§ Requirement
Below are some entries. Output each one exactly as it appears.

§ Information shown
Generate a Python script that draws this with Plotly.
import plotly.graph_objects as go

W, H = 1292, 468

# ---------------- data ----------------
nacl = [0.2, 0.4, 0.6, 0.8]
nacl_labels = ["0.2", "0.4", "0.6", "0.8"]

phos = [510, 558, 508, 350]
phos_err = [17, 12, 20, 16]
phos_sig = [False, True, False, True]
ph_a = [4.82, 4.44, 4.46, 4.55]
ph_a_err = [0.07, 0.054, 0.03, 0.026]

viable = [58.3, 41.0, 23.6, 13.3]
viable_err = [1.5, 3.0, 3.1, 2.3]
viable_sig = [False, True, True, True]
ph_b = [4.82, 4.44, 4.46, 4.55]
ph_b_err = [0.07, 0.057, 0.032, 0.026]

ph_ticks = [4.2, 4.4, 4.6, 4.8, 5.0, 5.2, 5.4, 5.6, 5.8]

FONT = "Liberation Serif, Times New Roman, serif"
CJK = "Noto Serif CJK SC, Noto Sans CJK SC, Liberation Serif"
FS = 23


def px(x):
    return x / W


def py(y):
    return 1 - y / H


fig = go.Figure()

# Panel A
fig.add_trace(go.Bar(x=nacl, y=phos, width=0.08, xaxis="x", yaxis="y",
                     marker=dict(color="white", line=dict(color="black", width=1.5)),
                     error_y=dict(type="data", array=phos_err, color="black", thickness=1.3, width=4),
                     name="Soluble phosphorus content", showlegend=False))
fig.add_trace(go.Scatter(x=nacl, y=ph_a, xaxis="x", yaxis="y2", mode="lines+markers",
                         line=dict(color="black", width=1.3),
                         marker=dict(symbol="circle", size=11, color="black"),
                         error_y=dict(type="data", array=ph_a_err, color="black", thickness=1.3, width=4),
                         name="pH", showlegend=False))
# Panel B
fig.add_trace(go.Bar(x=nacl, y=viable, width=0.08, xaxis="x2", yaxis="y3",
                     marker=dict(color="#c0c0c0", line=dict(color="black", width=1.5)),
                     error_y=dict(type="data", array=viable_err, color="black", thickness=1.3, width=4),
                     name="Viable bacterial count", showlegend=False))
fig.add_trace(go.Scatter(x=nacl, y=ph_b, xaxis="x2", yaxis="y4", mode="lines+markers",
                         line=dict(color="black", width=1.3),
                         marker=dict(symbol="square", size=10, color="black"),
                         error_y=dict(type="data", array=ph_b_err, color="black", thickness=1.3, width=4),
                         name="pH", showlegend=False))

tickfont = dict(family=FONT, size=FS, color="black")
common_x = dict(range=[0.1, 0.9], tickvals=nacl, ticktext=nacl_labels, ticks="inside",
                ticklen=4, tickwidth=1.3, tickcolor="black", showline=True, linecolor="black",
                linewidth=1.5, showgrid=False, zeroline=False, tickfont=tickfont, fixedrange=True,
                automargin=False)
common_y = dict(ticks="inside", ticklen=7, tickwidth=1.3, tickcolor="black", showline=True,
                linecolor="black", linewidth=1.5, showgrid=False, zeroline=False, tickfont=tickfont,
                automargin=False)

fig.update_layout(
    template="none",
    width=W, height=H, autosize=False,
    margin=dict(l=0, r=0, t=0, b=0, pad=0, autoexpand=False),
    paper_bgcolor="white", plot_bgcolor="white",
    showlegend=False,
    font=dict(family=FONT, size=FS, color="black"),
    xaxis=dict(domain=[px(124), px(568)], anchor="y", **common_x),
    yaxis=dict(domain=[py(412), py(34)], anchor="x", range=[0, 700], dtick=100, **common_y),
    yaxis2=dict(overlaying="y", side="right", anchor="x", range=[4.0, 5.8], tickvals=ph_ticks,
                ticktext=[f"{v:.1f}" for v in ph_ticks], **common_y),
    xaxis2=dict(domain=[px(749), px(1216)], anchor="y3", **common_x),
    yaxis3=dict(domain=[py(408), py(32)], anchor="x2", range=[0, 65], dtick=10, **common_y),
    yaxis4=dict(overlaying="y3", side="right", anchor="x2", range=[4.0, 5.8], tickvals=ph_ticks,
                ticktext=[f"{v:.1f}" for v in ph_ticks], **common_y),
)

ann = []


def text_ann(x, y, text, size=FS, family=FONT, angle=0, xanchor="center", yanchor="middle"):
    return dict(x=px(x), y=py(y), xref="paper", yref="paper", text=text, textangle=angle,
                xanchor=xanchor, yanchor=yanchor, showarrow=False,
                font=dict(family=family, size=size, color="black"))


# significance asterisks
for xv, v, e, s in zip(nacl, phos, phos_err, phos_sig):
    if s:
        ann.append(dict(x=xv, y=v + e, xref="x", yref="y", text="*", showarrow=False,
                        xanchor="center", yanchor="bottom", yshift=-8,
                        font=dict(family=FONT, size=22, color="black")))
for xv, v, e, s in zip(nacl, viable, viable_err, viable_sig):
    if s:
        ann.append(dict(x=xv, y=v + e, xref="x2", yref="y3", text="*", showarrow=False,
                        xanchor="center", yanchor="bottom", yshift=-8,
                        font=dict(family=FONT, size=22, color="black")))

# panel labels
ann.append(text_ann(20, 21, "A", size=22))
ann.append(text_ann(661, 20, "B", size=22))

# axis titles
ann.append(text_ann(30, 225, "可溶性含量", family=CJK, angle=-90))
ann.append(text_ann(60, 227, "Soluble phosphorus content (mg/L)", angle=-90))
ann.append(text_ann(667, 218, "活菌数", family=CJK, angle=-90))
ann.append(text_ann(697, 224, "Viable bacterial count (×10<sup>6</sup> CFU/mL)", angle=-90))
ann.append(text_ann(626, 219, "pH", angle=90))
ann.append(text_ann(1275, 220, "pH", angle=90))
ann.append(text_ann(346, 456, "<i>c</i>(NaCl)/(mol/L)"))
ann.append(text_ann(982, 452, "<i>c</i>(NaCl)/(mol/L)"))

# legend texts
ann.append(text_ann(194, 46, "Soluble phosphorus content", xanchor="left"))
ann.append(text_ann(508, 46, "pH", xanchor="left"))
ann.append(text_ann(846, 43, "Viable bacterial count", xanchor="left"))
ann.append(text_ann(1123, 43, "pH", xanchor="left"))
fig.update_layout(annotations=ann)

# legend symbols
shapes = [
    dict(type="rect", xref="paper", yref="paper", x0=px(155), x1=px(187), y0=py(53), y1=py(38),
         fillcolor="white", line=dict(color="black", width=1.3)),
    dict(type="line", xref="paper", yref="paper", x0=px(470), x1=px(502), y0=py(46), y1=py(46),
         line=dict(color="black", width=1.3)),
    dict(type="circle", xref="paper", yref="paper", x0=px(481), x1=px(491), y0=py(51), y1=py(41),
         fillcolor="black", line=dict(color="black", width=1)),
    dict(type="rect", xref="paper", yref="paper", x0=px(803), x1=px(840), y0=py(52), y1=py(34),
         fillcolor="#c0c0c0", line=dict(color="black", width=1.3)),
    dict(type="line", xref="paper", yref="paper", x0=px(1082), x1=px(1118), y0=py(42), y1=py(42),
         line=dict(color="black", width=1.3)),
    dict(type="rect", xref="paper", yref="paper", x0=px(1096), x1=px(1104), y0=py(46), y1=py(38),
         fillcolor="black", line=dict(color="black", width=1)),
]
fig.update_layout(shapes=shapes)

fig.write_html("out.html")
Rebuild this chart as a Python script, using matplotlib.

§ Finished exercise
Generate a Python script that draws this with Plotly.
import plotly.graph_objects as go

W, H = 1292, 468

# ---------------- data ----------------
nacl = [0.2, 0.4, 0.6, 0.8]
nacl_labels = ["0.2", "0.4", "0.6", "0.8"]

phos = [510, 558, 508, 350]
phos_err = [17, 12, 20, 16]
phos_sig = [False, True, False, True]
ph_a = [4.82, 4.44, 4.46, 4.55]
ph_a_err = [0.07, 0.054, 0.03, 0.026]

viable = [58.3, 41.0, 23.6, 13.3]
viable_err = [1.5, 3.0, 3.1, 2.3]
viable_sig = [False, True, True, True]
ph_b = [4.82, 4.44, 4.46, 4.55]
ph_b_err = [0.07, 0.057, 0.032, 0.026]

ph_ticks = [4.2, 4.4, 4.6, 4.8, 5.0, 5.2, 5.4, 5.6, 5.8]

FONT = "Liberation Serif, Times New Roman, serif"
CJK = "Noto Serif CJK SC, Noto Sans CJK SC, Liberation Serif"
FS = 23


def px(x):
    return x / W


def py(y):
    return 1 - y / H


fig = go.Figure()

# Panel A
fig.add_trace(go.Bar(x=nacl, y=phos, width=0.08, xaxis="x", yaxis="y",
                     marker=dict(color="white", line=dict(color="black", width=1.5)),
                     error_y=dict(type="data", array=phos_err, color="black", thickness=1.3, width=4),
                     name="Soluble phosphorus content", showlegend=False))
fig.add_trace(go.Scatter(x=nacl, y=ph_a, xaxis="x", yaxis="y2", mode="lines+markers",
                         line=dict(color="black", width=1.3),
                         marker=dict(symbol="circle", size=11, color="black"),
                         error_y=dict(type="data", array=ph_a_err, color="black", thickness=1.3, width=4),
                         name="pH", showlegend=False))
# Panel B
fig.add_trace(go.Bar(x=nacl, y=viable, width=0.08, xaxis="x2", yaxis="y3",
                     marker=dict(color="#c0c0c0", line=dict(color="black", width=1.5)),
                     error_y=dict(type="data", array=viable_err, color="black", thickness=1.3, width=4),
                     name="Viable bacterial count", showlegend=False))
fig.add_trace(go.Scatter(x=nacl, y=ph_b, xaxis="x2", yaxis="y4", mode="lines+markers",
                         line=dict(color="black", width=1.3),
                         marker=dict(symbol="square", size=10, color="black"),
                         error_y=dict(type="data", array=ph_b_err, color="black", thickness=1.3, width=4),
                         name="pH", showlegend=False))

tickfont = dict(family=FONT, size=FS, color="black")
common_x = dict(range=[0.1, 0.9], tickvals=nacl, ticktext=nacl_labels, ticks="inside",
                ticklen=4, tickwidth=1.3, tickcolor="black", showline=True, linecolor="black",
                linewidth=1.5, showgrid=False, zeroline=False, tickfont=tickfont, fixedrange=True,
                automargin=False)
common_y = dict(ticks="inside", ticklen=7, tickwidth=1.3, tickcolor="black", showline=True,
                linecolor="black", linewidth=1.5, showgrid=False, zeroline=False, tickfont=tickfont,
                automargin=False)

fig.update_layout(
    template="none",
    width=W, height=H, autosize=False,
    margin=dict(l=0, r=0, t=0, b=0, pad=0, autoexpand=False),
    paper_bgcolor="white", plot_bgcolor="white",
    showlegend=False,
    font=dict(family=FONT, size=FS, color="black"),
    xaxis=dict(domain=[px(124), px(568)], anchor="y", **common_x),
    yaxis=dict(domain=[py(412), py(34)], anchor="x", range=[0, 700], dtick=100, **common_y),
    yaxis2=dict(overlaying="y", side="right", anchor="x", range=[4.0, 5.8], tickvals=ph_ticks,
                ticktext=[f"{v:.1f}" for v in ph_ticks], **common_y),
    xaxis2=dict(domain=[px(749), px(1216)], anchor="y3", **common_x),
    yaxis3=dict(domain=[py(408), py(32)], anchor="x2", range=[0, 65], dtick=10, **common_y),
    yaxis4=dict(overlaying="y3", side="right", anchor="x2", range=[4.0, 5.8], tickvals=ph_ticks,
                ticktext=[f"{v:.1f}" for v in ph_ticks], **common_y),
)

ann = []


def text_ann(x, y, text, size=FS, family=FONT, angle=0, xanchor="center", yanchor="middle"):
    return dict(x=px(x), y=py(y), xref="paper", yref="paper", text=text, textangle=angle,
                xanchor=xanchor, yanchor=yanchor, showarrow=False,
                font=dict(family=family, size=size, color="black"))


# significance asterisks
for xv, v, e, s in zip(nacl, phos, phos_err, phos_sig):
    if s:
        ann.append(dict(x=xv, y=v + e, xref="x", yref="y", text="*", showarrow=False,
                        xanchor="center", yanchor="bottom", yshift=-8,
                        font=dict(family=FONT, size=22, color="black")))
for xv, v, e, s in zip(nacl, viable, viable_err, viable_sig):
    if s:
        ann.append(dict(x=xv, y=v + e, xref="x2", yref="y3", text="*", showarrow=False,
                        xanchor="center", yanchor="bottom", yshift=-8,
                        font=dict(family=FONT, size=22, color="black")))

# panel labels
ann.append(text_ann(20, 21, "A", size=22))
ann.append(text_ann(661, 20, "B", size=22))

# axis titles
ann.append(text_ann(30, 225, "可溶性含量", family=CJK, angle=-90))
ann.append(text_ann(60, 227, "Soluble phosphorus content (mg/L)", angle=-90))
ann.append(text_ann(667, 218, "活菌数", family=CJK, angle=-90))
ann.append(text_ann(697, 224, "Viable bacterial count (×10<sup>6</sup> CFU/mL)", angle=-90))
ann.append(text_ann(626, 219, "pH", angle=90))
ann.append(text_ann(1275, 220, "pH", angle=90))
ann.append(text_ann(346, 456, "<i>c</i>(NaCl)/(mol/L)"))
ann.append(text_ann(982, 452, "<i>c</i>(NaCl)/(mol/L)"))

# legend texts
ann.append(text_ann(194, 46, "Soluble phosphorus content", xanchor="left"))
ann.append(text_ann(508, 46, "pH", xanchor="left"))
ann.append(text_ann(846, 43, "Viable bacterial count", xanchor="left"))
ann.append(text_ann(1123, 43, "pH", xanchor="left"))
fig.update_layout(annotations=ann)

# legend symbols
shapes = [
    dict(type="rect", xref="paper", yref="paper", x0=px(155), x1=px(187), y0=py(53), y1=py(38),
         fillcolor="white", line=dict(color="black", width=1.3)),
    dict(type="line", xref="paper", yref="paper", x0=px(470), x1=px(502), y0=py(46), y1=py(46),
         line=dict(color="black", width=1.3)),
    dict(type="circle", xref="paper", yref="paper", x0=px(481), x1=px(491), y0=py(51), y1=py(41),
         fillcolor="black", line=dict(color="black", width=1)),
    dict(type="rect", xref="paper", yref="paper", x0=px(803), x1=px(840), y0=py(52), y1=py(34),
         fillcolor="#c0c0c0", line=dict(color="black", width=1.3)),
    dict(type="line", xref="paper", yref="paper", x0=px(1082), x1=px(1118), y0=py(42), y1=py(42),
         line=dict(color="black", width=1.3)),
    dict(type="rect", xref="paper", yref="paper", x0=px(1096), x1=px(1104), y0=py(46), y1=py(38),
         fillcolor="black", line=dict(color="black", width=1)),
]
fig.update_layout(shapes=shapes)

fig.write_html("out.html")
Rebuild this chart as a Python script, using matplotlib.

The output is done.